Objective | Copy every line with the string "Emit" in it.

Information given |

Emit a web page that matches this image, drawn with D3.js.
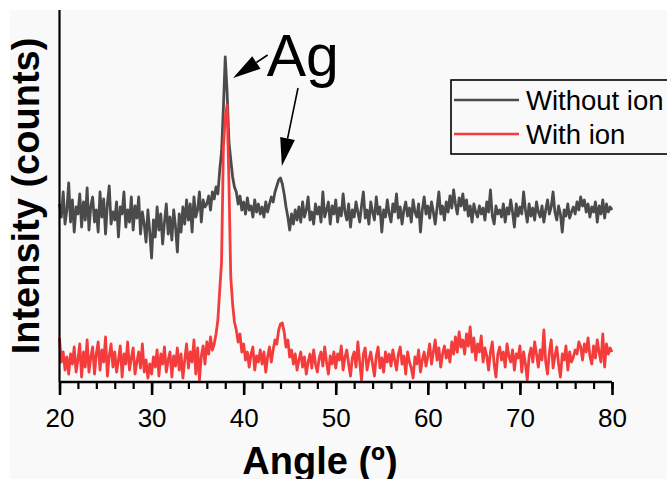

---

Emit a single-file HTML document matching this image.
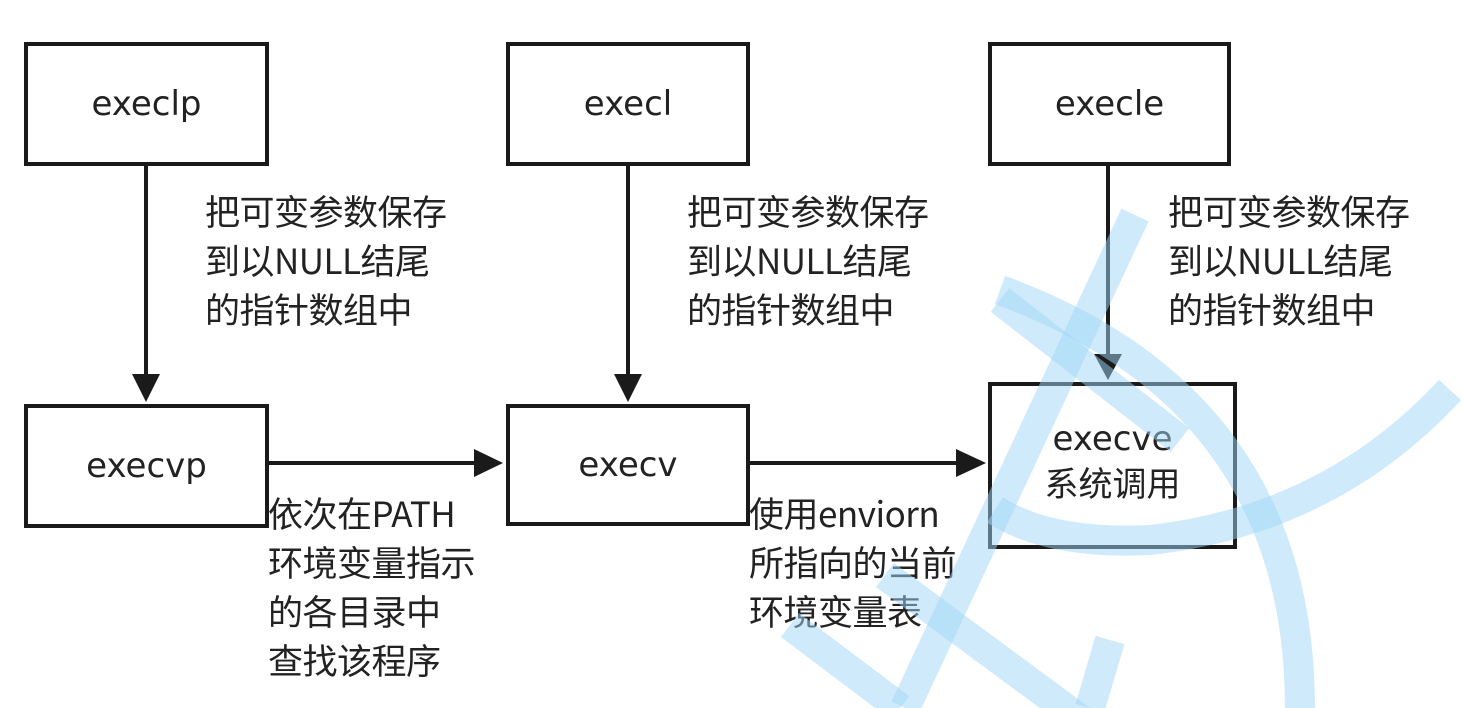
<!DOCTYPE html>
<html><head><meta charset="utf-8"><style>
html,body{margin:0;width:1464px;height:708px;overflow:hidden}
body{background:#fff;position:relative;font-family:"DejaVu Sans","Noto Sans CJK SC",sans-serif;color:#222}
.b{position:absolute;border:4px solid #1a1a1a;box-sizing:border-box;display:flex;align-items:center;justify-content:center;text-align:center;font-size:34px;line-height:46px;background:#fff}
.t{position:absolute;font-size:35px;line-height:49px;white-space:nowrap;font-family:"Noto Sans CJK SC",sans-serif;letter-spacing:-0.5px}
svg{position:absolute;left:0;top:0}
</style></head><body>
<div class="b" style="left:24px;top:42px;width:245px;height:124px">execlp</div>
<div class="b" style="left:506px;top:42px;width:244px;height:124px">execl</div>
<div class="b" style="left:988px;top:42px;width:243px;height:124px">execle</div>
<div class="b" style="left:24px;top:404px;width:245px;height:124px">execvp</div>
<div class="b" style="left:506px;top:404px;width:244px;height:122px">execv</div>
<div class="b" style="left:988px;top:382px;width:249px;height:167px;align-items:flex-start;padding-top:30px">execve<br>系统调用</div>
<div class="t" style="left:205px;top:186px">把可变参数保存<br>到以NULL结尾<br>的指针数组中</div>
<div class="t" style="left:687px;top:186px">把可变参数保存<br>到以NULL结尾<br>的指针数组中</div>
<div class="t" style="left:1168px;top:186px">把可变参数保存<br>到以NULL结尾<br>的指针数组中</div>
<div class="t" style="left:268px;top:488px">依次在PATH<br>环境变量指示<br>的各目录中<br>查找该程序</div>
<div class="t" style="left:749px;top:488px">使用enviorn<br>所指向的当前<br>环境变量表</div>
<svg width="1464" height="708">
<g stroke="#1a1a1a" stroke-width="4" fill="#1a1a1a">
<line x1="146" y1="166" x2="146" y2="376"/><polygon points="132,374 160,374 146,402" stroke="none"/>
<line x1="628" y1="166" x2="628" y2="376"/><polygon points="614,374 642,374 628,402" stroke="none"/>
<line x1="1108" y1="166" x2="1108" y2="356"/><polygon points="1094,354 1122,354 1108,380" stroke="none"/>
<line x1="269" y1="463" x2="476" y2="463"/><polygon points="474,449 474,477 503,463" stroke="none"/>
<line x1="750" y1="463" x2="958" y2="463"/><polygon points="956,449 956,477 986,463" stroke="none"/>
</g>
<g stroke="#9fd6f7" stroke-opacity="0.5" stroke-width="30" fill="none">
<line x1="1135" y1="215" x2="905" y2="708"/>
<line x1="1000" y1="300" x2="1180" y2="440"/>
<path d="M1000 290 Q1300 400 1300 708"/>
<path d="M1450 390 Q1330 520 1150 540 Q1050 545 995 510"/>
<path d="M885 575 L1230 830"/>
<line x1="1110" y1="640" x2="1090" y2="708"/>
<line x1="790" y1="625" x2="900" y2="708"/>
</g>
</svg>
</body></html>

Complete output |
Emit a web page that matches this image, drawn with D3.js.
Emit a single-file HTML document matching this image.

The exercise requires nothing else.